TUSTIN, Calif., – Patients at Cincinnati Children’s Hospital Medical Center now have access to the latest in dynamic volume CT technology with the installation of the AquilionTM ONE / GENESIS Edition from Toshiba Medical, a Canon Group company. The system is used for a wide range of routine and advanced exams, from body imaging and biopsies to neuro and dynamic airway imaging, bringing the benefits of fast, low dose CT exams to young patients.
“We were looking for a premium CT system to replace our 64 slice scanner, and the Aquilion ONE / GENESIS Edition with FIRST MBIR reconstruction offered us excellent image quality, the 16 cm of coverage needed for fast, complete exams and dose reduction technology to help keep our patients safe,” said Dr. Andrew Trout, Assistant Professor of Radiology and Pediatrics, Cincinnati Children’s. “Moreover, these features came in a smaller footprint that, coupled with Toshiba Medical’s supportive service team, meant the installation was efficient and we faced minimal downtime before beginning to use the system with patients.”
The Aquilion ONE / GENESIS Edition features an optimized beam spectrum based on PUREViSION Optics, PUREViSION CT Detector and FIRST, improving high contrast spatial resolution by up to 129 percent (2.29 times),* while reducing radiation dose by up to 82.4 percent. With AIDR 3D reconstruction times up to 80 images per second and FIRST reconstruction achieved in as little as three minutes per volume (320 images), exams are fast and low dose for young patients. Additionally, the system is small and light and consumes less power, fitting into a footprint of only 204 square feet (19 square meters), with a short bore, flared design and 30-degree tilting gantry.
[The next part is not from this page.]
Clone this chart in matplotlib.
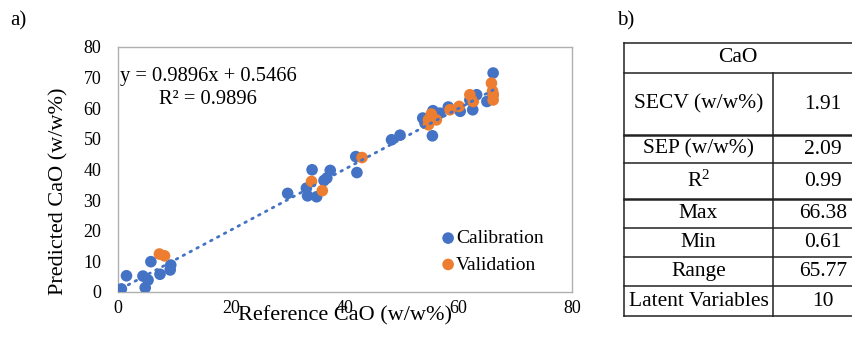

“Toshiba Medical offers innovative technologies that help our customers prioritize patient safety,” said Dominic Smith, senior director, CT, PET/CT, and MR Business Units, Toshiba America Medical Systems, Inc. “We designed the Aquilion ONE / GENESIS Edition to offer providers the benefits of advanced technology in an everyday clinical setting—including significant reductions in radiation dose, which is especially important for imaging more vulnerable patient populations like children.”